Também não se prende a organizar (para o sujeito) o mundo (os conhecimentos)
em pequenas porções meticulosamente divididas seguindo uma ordem pré-estabelecida.
Tal abordagem educacional procura as marcas particulares de cada sujeito
dando-lhe oportunidade – por meio de atividades significativas – de colocar
em ação seus conhecimentos, talentos e, obviamente, dificuldades, "interessa-nos,
acima de tudo, uma opção educacional que respalde e oriente o desenvolvimento
de uma proposta pedagógica que contemple as particularidades de cada sujeito e,
simultaneamente, as expectativas e necessidades do grupo social do qual faz
parte (...) dois eixos complementares no trabalho pedagógico" (Freire
e Prado, 1998).
Conclusão Este modo de conceber a utilização significativa de diferentes
recursos tecnológicos na educação de sujeitos com necessidades especiais
assenta-se, sobretudo, numa mudança de concepção sobre
"normalidade". A flexibilização de conceitos dicotômicos -
normal/anormal, deficiente/completo, capaz/incapaz, adequado/inadequado - é de
fundamental importância para que uma nova atitude substitua velhos preconceitos
que levam a uma visão negativa e imobilizadora da condição de diferente. Isto
não significa negar as dificuldades, os problemas, as alterações que, muitas
vezes, determinam padrões afetivos, cognitivos, sociais não apropriados sob
determinadas circunstâncias. É exatamente nesse continuun - o que funciona
e não funciona - que se pode entrever aspectos que podem e devem ser
aproveitados no trabalho pedagógico com vistas a desencadear novas
aprendizagens, compreensões, atitudes e valores.

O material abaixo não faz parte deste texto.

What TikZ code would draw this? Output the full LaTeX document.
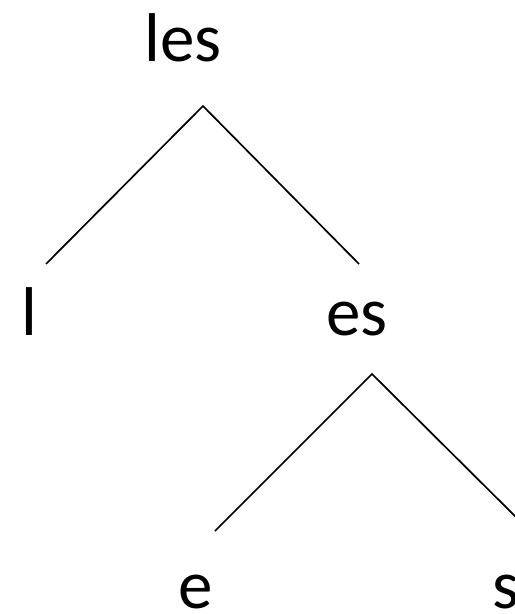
\documentclass[tikz,border=0pt]{standalone}
\usepackage{fontspec}
\setmainfont{Carlito}
\begin{document}
\begin{tikzpicture}[x=1bp,y=-1bp,
  lbl/.style={inner sep=0pt,anchor=base,font=\fontsize{69bp}{80bp}\selectfont},
  edge/.style={line width=1.7bp,line cap=butt}]
\clip (0,0) rectangle (515,614);
\node[lbl] (les) at (183,62) {les};
\node[lbl] (l) at (29,335) {l};
\node[lbl] (es) at (357,335) {es};
\node[lbl] (e) at (196,608) {e};
\node[lbl] (s) at (506,608) {s};
\coordinate (top1) at (203,106);
\coordinate (l1) at (46,264);
\coordinate (r1) at (359,264);
\coordinate (top2) at (372,374);
\coordinate (l2) at (215,531);
\coordinate (r2) at (530,531);
\draw[edge] (l1) -- (top1) -- (r1);
\draw[edge] (l2) -- (top2) -- (r2);
\end{tikzpicture}
\end{document}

1 A Associação Educacional
Quero-Quero de Reabilitação Motora e Educação Especial (São Paulo - SP) é
uma escola que oferece este tipo de recurso aos seus alunos. Também o trabalho
desenvolvido no Laboratório de Análises Experimentais de Cognição e
Linguagem do Instituto de Psicologia Experimental da Universidade Estadual de são
Paulo (USP) tem implementado e testado vários destes recursos tecnológicos.
2 Se, em algum momento do
processo educativo, é necessário focar um ou outro aspecto de um dado
conhecimento isto se faz em função daquilo que pode ser observado da ação do
sujeito em diferentes situações de aprendizagem.